San Francisco – Hewlett-Packard Co.’s chief ethics officer learned the company’s detectives were relying on shady tactics to gather private phone records long before a boardroom battle over media leaks triggered criminal and congressional investigations into the privacy intrusions.
The latest evidence about HP’s internal knowledge of its contractors’ subterfuge emerged in excerpts from e-mails and other documents published Wednesday in The New York Times.
The leaked documents are likely to raise more questions about whether HP management simply looked the other way while detectives hired by the company pried loose the private phone records of its directors and at least 12 other people by using a bit of misrepresentation known as “pretexting.”

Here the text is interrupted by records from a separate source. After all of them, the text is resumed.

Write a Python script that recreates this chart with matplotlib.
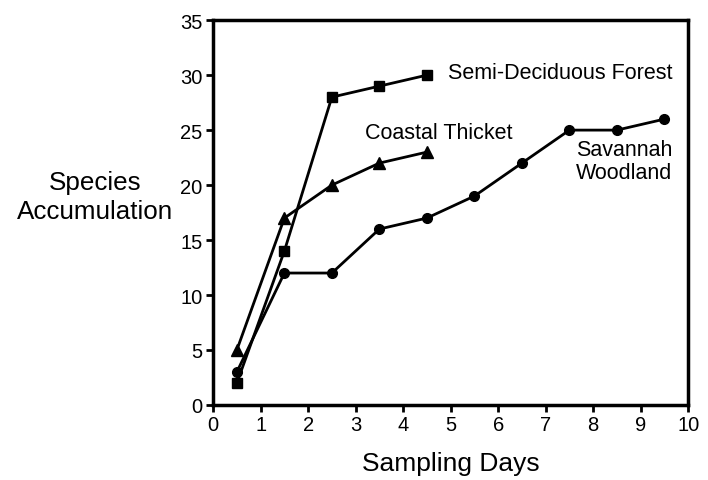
import matplotlib
matplotlib.use('Agg')
import matplotlib.pyplot as plt

plt.rcParams['font.family'] = ['Liberation Sans', 'DejaVu Sans']

days_short = [0.5, 1.5, 2.5, 3.5, 4.5]
days_long = [0.5, 1.5, 2.5, 3.5, 4.5, 5.5, 6.5, 7.5, 8.5, 9.5]
semi_deciduous = [2, 14, 28, 29, 30]
coastal_thicket = [5, 17, 20, 22, 23]
savannah = [3, 12, 12, 16, 17, 19, 22, 25, 25, 26]

fig = plt.figure(figsize=(7.08, 4.81), dpi=100)
ax = fig.add_axes([0.301, 0.156, 0.671, 0.800])

ax.plot(days_long, savannah, color='black', lw=2, marker='o', ms=7)
ax.plot(days_short, semi_deciduous, color='black', lw=2, marker='s', ms=7.5)
ax.plot(days_short, coastal_thicket, color='black', lw=2, marker='^', ms=9)

ax.set_xlim(0, 10)
ax.set_ylim(0, 35)
ax.set_xticks(range(0, 11))
ax.set_yticks(range(0, 36, 5))
ax.tick_params(labelsize=14.5, width=2, length=5, direction='out', pad=2.5)
for s in ax.spines.values():
    s.set_linewidth(2.5)

ax.set_xlabel('Sampling Days', fontsize=19, labelpad=12)
fig.text(0.134, 0.59, 'Species\nAccumulation', fontsize=18.7, ha='center', va='center',
         linespacing=1.25)

ax.text(4.95, 30.2, 'Semi-Deciduous Forest', fontsize=15.5, ha='left', va='center')
ax.text(3.2, 24.8, 'Coastal Thicket', fontsize=15.5, ha='left', va='center')
ax.text(8.65, 22.2, 'Savannah\nWoodland', fontsize=15.5, ha='center', va='center',
        linespacing=1.15)

fig.savefig('out.png', dpi=100)
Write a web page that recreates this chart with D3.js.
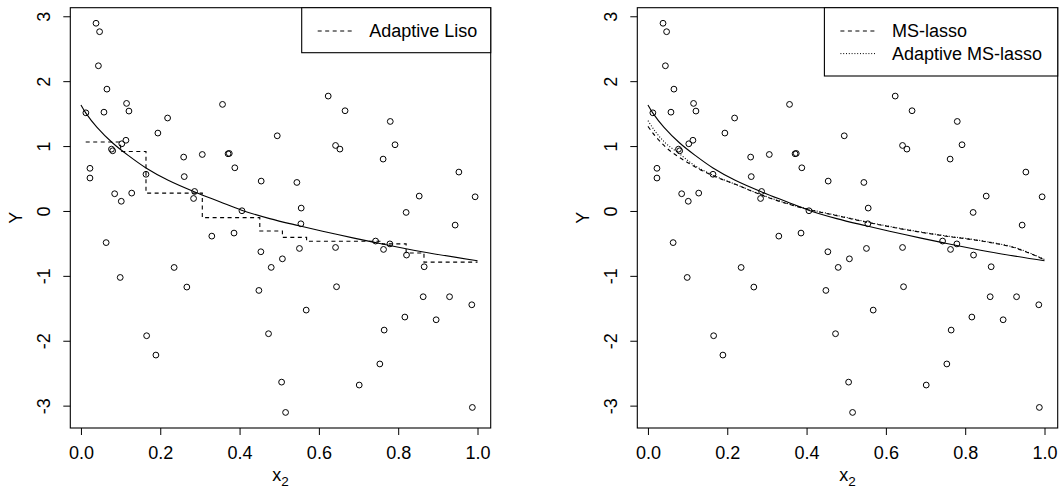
<!DOCTYPE html>
<html>
<head>
<meta charset="utf-8">
<script src="https://cdn.jsdelivr.net/npm/d3@7"></script>
<style>
  body { margin: 0; background: #fff; }
  svg { display: block; }
  text { font-family: "Liberation Sans", Arial, Helvetica, sans-serif; font-size: 18px; fill: #000; }
</style>
</head>
<body>
<svg id="chart" width="1060" height="490"></svg>
<script>
// Observed sample: covariate x2 and response Y
const x2 = [0.038, 0.047, 0.044, 0.0655, 0.058, 0.0124, 0.115, 0.121, 0.2185, 0.357,
            0.194, 0.1134, 0.103, 0.077, 0.080, 0.0227, 0.0227, 0.164, 0.085, 0.1017,
            0.128, 0.259, 0.2605, 0.306, 0.371, 0.374, 0.388, 0.2866, 0.284, 0.406,
            0.330, 0.386, 0.0635, 0.495, 0.4545, 0.5445, 0.6235, 0.666, 0.780, 0.642,
            0.653, 0.792, 0.762, 0.953, 0.5554, 0.853, 0.994, 0.820, 0.5546, 0.9436,
            0.743, 0.779, 0.763, 0.821, 0.8655, 0.551, 0.642, 0.508, 0.6445, 0.568,
            0.863, 0.9295, 0.9856, 0.8168, 0.8957, 0.7646, 0.7537, 0.7017, 0.506, 0.516,
            0.987, 0.099, 0.235, 0.267, 0.1656, 0.189, 0.4537, 0.4798, 0.4487, 0.473];
const yObs = [2.90, 2.77, 2.245, 1.885, 1.53, 1.52, 1.665, 1.547, 1.44, 1.65,
              1.208, 1.097, 1.043, 0.96, 0.935, 0.665, 0.515, 0.573, 0.273, 0.157,
              0.283, 0.838, 0.537, 0.878, 0.889, 0.894, 0.673, 0.308, 0.20, 0.011,
              -0.38, -0.333, -0.48, 1.166, 0.468, 0.447, 1.778, 1.552, 1.387, 1.017,
              0.961, 1.028, 0.807, 0.607, 0.052, 0.237, 0.226, -0.015, -0.19, -0.21,
              -0.456, -0.50, -0.585, -0.672, -0.852, -0.57, -0.555, -0.73, -1.16, -1.52,
              -1.314, -1.314, -1.438, -1.627, -1.669, -1.828, -2.35, -2.675, -2.63, -3.097,
              -3.02, -1.017, -0.863, -1.165, -1.915, -2.213, -0.621, -0.862, -1.217, -1.884];

// True regression function
const trueX = [0, 0.012, 0.04, 0.08, 0.12, 0.164, 0.22, 0.287, 0.35, 0.405, 0.476, 0.55, 0.65, 0.743, 0.86, 1.0];
const trueY = [1.64, 1.52, 1.30, 1.055, 0.86, 0.67, 0.48, 0.30, 0.15, 0.02, -0.11, -0.22, -0.36, -0.48, -0.62, -0.76];

// Adaptive Liso fit (piecewise constant, value holds until next knot)
const lisoX = [0.012, 0.10, 0.164, 0.306, 0.451, 0.508, 0.569, 0.76, 0.82, 0.865, 1.0];
const lisoY = [1.07, 0.925, 0.283, -0.095, -0.30, -0.40, -0.46, -0.50, -0.64, -0.78, -0.78];

// MS-lasso fit
const msX = [0, 0.02, 0.045, 0.075, 0.115, 0.164, 0.224, 0.283, 0.345, 0.405, 0.48, 0.555, 0.635, 0.745, 0.845, 0.93, 1.0];
const msY = [1.31, 1.15, 0.99, 0.85, 0.70, 0.55, 0.41, 0.26, 0.13, 0.03, -0.07, -0.17, -0.265, -0.375, -0.46, -0.57, -0.745];

// Adaptive MS-lasso fit
const amsX = [0, 0.02, 0.045, 0.075, 0.115, 0.164, 0.224, 0.283, 0.345, 0.405, 0.48, 0.555, 0.635, 0.745, 0.845, 0.93, 1.0];
const amsY = [1.40, 1.22, 1.05, 0.91, 0.72, 0.56, 0.41, 0.265, 0.135, 0.035, -0.065, -0.165, -0.26, -0.37, -0.455, -0.565, -0.74];

const xTicks = [0, 0.2, 0.4, 0.6, 0.8, 1.0];
const yTicks = [-3, -2, -1, 0, 1, 2, 3];
const xTickLabels = ["0.0", "0.2", "0.4", "0.6", "0.8", "1.0"];
const yTickLabels = ["-3", "-2", "-1", "0", "1", "2", "3"];

const svg = d3.select("#chart");

// Plot region of a panel (box edges) and horizontal shift of the second panel
const box = { left: 70.3, right: 490.7, top: 7.7, bottom: 428 };
const panelShift = 567;

// Axis ranges padded by 4% of the data range on each side
function padded(ext) {
  const d = (ext[1] - ext[0]) * 0.04;
  return [ext[0] - d, ext[1] + d];
}
const xDom = padded(d3.extent(x2));
const yDom = padded(d3.extent(yObs));

function drawPanel(offset, fits, legend) {
  const g = svg.append("g").attr("transform", `translate(${offset},0)`);
  const x = d3.scaleLinear().domain(xDom).range([box.left, box.right]);
  const y = d3.scaleLinear().domain(yDom).range([box.bottom, box.top]);

  // points
  g.append("g").selectAll("circle")
    .data(x2.map((v, i) => [v, yObs[i]]))
    .join("circle")
    .attr("cx", d => x(d[0]))
    .attr("cy", d => y(d[1]))
    .attr("r", 2.9)
    .attr("fill", "none")
    .attr("stroke", "#000")
    .attr("stroke-width", 1);

  // fitted curves
  fits.forEach(f => {
    const line = d3.line().x(d => x(d[0])).y(d => y(d[1])).curve(f.curve);
    g.append("path")
      .datum(f.xs.map((v, i) => [v, f.ys[i]]))
      .attr("d", line)
      .attr("fill", "none")
      .attr("stroke", "#000")
      .attr("stroke-width", 1.1)
      .attr("stroke-dasharray", f.dash);
  });

  // axes
  const xAxis = d3.axisBottom(x).tickValues(xTicks).tickSize(7).tickPadding(7)
    .tickFormat((d, i) => xTickLabels[i]);
  const gx = g.append("g").attr("transform", `translate(0,${box.bottom})`).call(xAxis);
  gx.select(".domain").remove();
  gx.selectAll("line").attr("stroke", "#000");
  gx.selectAll("text").attr("font-size", 18)
    .attr("font-family", '"Liberation Sans", Arial, sans-serif').attr("dy", "0.95em");

  const yAxis = d3.axisLeft(y).tickValues(yTicks).tickSize(7).tickFormat((d, i) => yTickLabels[i]);
  const gy = g.append("g").attr("transform", `translate(${box.left},0)`).call(yAxis);
  gy.select(".domain").remove();
  gy.selectAll("line").attr("stroke", "#000");
  gy.selectAll("text")
    .attr("font-size", 18)
    .attr("font-family", '"Liberation Sans", Arial, sans-serif')
    .attr("x", null).attr("dy", null)
    .attr("text-anchor", "middle")
    .attr("transform", d => `translate(${-20.3},${y(d)}) rotate(-90)`)
    .attr("y", 0);
  gy.selectAll(".tick").attr("transform", null);
  gy.selectAll(".tick line").attr("transform", d => `translate(0,${y(d)})`);

  // frame
  g.append("rect")
    .attr("x", box.left).attr("y", box.top)
    .attr("width", box.right - box.left).attr("height", box.bottom - box.top)
    .attr("fill", "none").attr("stroke", "#000").attr("stroke-width", 1.1);

  // axis titles
  const xt = g.append("text")
    .attr("x", (box.left + box.right) / 2).attr("y", 481)
    .attr("text-anchor", "middle");
  xt.append("tspan").text("x");
  xt.append("tspan").attr("font-size", 13.5).attr("dy", 4.5).text("2");

  g.append("text")
    .attr("transform", `translate(21.7,${(box.top + box.bottom) / 2}) rotate(-90)`)
    .attr("text-anchor", "middle")
    .text("Y");

  // legend
  const lg = g.append("g");
  const lh = 45 + (legend.items.length - 1) * 23.3;
  lg.append("rect")
    .attr("x", box.right - legend.width).attr("y", box.top)
    .attr("width", legend.width).attr("height", lh)
    .attr("fill", "#fff").attr("stroke", "#000").attr("stroke-width", 1.1);
  legend.items.forEach((it, i) => {
    const cy = 31 + i * 22.6;
    const x0 = box.right - legend.width;
    lg.append("line")
      .attr("x1", x0 + 16).attr("x2", x0 + 51)
      .attr("y1", cy).attr("y2", cy)
      .attr("stroke", "#000").attr("stroke-width", 1)
      .attr("stroke-dasharray", it.dash);
    lg.append("text").attr("x", x0 + 67.6).attr("y", cy + 6.2).text(it.label);
  });
}

const dashed = "4,3.5";
const dotted = "1,1.8";

drawPanel(0, [
  { xs: trueX, ys: trueY, curve: d3.curveCatmullRom, dash: null },
  { xs: lisoX, ys: lisoY, curve: d3.curveStepAfter, dash: dashed }
], { width: 189, items: [{ label: "Adaptive Liso", dash: dashed }] });

drawPanel(panelShift, [
  { xs: trueX, ys: trueY, curve: d3.curveCatmullRom, dash: null },
  { xs: msX, ys: msY, curve: d3.curveMonotoneX, dash: dashed },
  { xs: amsX, ys: amsY, curve: d3.curveMonotoneX, dash: dotted }
], { width: 233.3, items: [{ label: "MS-lasso", dash: dashed }, { label: "Adaptive MS-lasso", dash: dotted }] });
</script>
</body>
</html>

To help them fool the phone companies, HP’s detectives obtained and then used the targeted individuals’ Social Security numbers.
The pretexting piece of the covert operation is now under investigation by state and federal authorities. California Attorney General Bill Lockyer already has declared he has enough evidence to indict people inside and outside HP.
A congressional panel has scheduled a Sept. 28 hearing that will include testimony from HP chairwoman Patricia Dunn, who authorized the company’s pretexting probe to plug a boardroom leak but has said she didn’t realize the detectives were going to such extremes until recently.
As a result of the scandal, Dunn will give up the top job in January.
But Kevin T. Hunsaker, HP’s chief ethics officer, expressed his concerns about the legality of the investigators’ methods in a Jan. 30 e-mail to Anthony R. Gentilucci, who manages the company’s global investigations unit in Boston, according to The Times.
The Palo Alto-based company’s efforts to plug its initial boardroom leaks has opened the floodgates on another round of media leaks that have made HP look more like a paranoid relic from the Watergate era than a high-tech innovator.
At one point in its boardroom investigation, HP drew up plans to plant spies in the San Francisco offices of The Wall Street Journal and Cnet, an online technology news site, according to documents provided to The Times. The operatives would have posed as clerks or cleaning crews.
It’s unclear whether HP ever actually tried to infiltrate the Journal or Cnet.